Are You and Internationalist?

I recently visited an EastBridge Engineering client that’s in the sensor business. They procure value-added materials in Russia, machined metal and plastic parts in China, cable and wire harnesses from Malaysia, inset molding services in the USA and PCBAs from Mexico. All of these items get married up into finished products within their own facilities in Brazil, Turkey and the USA and then shipped to customers around the world.

Their management team takes a pragmatic approach to developing vendors and sourcing materials and parts. They make it very clear to their staff and their vendors, “we’ll purchase from the vendors that provide us with the best combination of price, delivery, quality and overall service.”

This is truly an international business. Their CEO also stated “we are neutral, like Switzerland and will do business with good companies regardless of location, borders or native language,”

While most North American businesses have made the jump and are purchasing products from one or two offshore vendors/countries, this client has fully embraced internationalism.

How did they get there?
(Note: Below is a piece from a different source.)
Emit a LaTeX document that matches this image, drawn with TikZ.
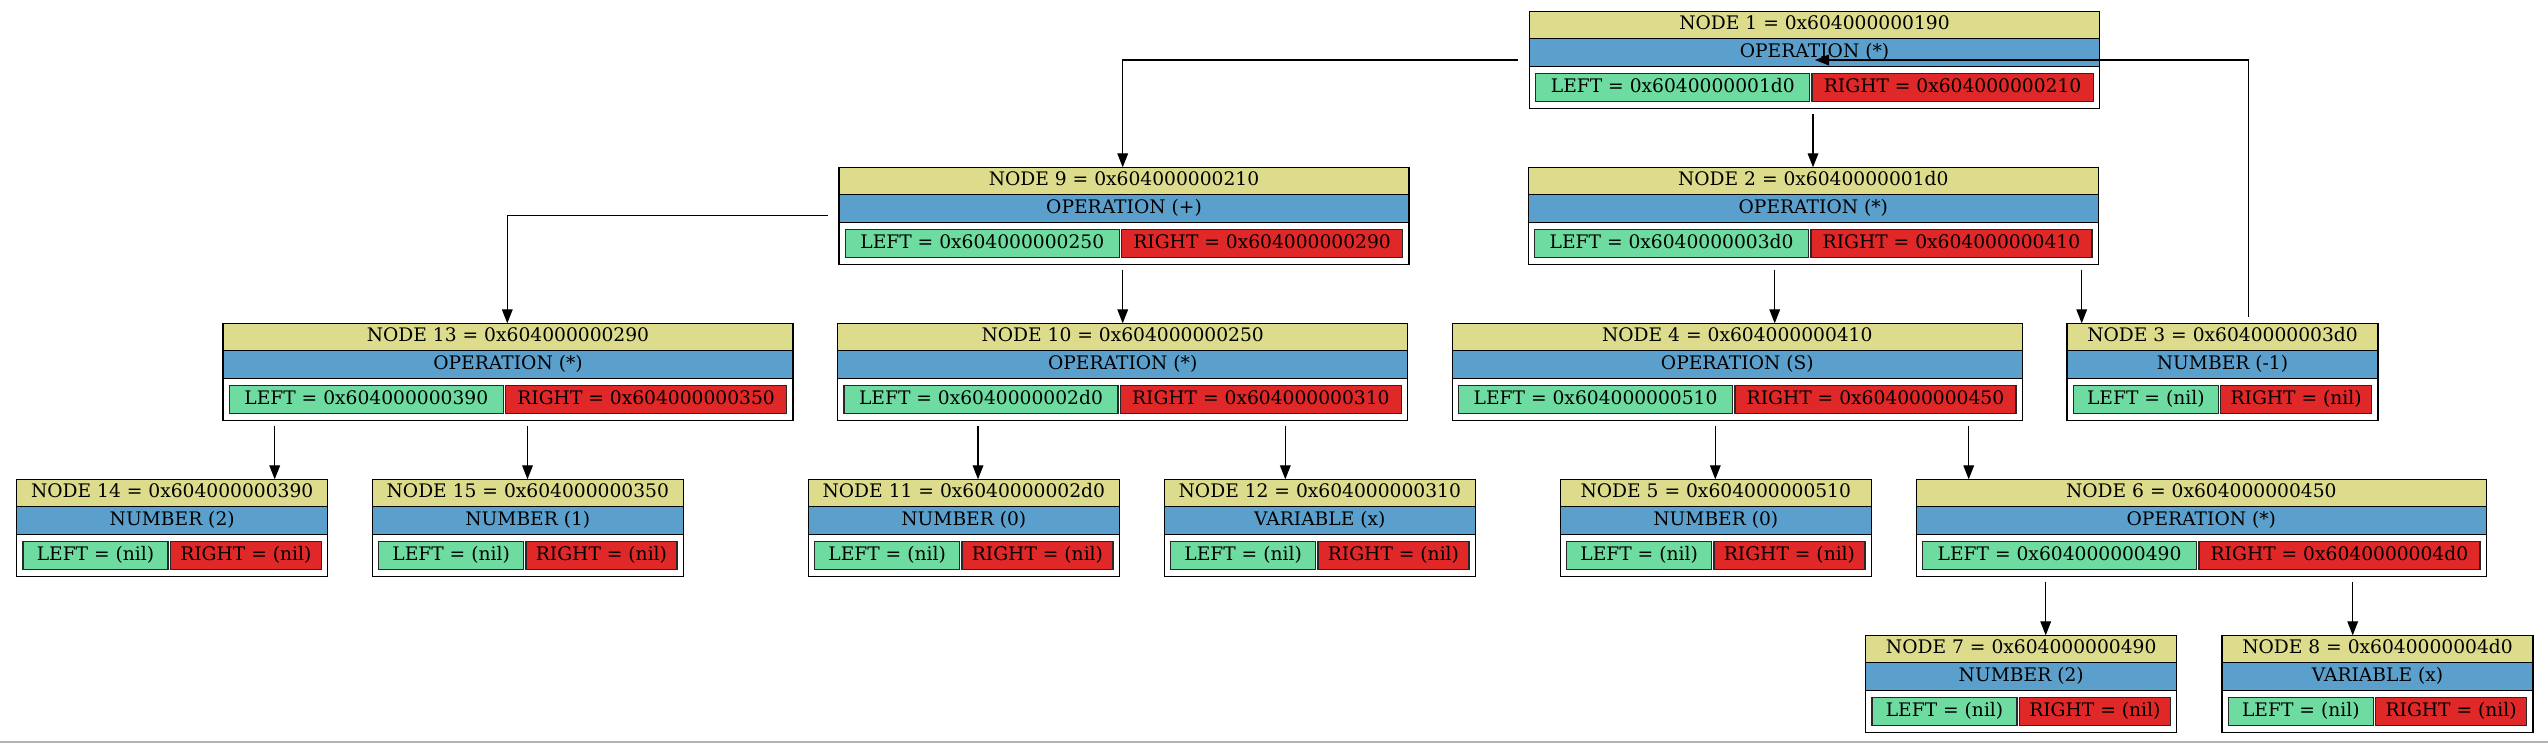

It was really quite simple “we modeled our best competitors – we looked at their finished products and found that they weren’t shy about looking for top quality components from around the world. We also found that the competitors that had the most diversified supply chains also had the highest sales abroad.”

Now, this didn’t happen overnight. This company needed to develop well written and robust documentation. They also put key middle managers on airplanes to distant cities to meet the vendors, audit the factories and build human relationships with their professional counterparts. It took time, but our client now has a corps of vendors providing the highest quality and lowest priced goods to be found anywhere.

The takeaway here is that our most competitive and successful clients have broadened their supply chains and are procuring a diverse group of products where they craft the best deals. Is your business ready to make the jump? As a start, look for with furniture in Vietnam, apparel in Peru, medical devices in Thailand, formed metal in China and high-end tools in Taiwan.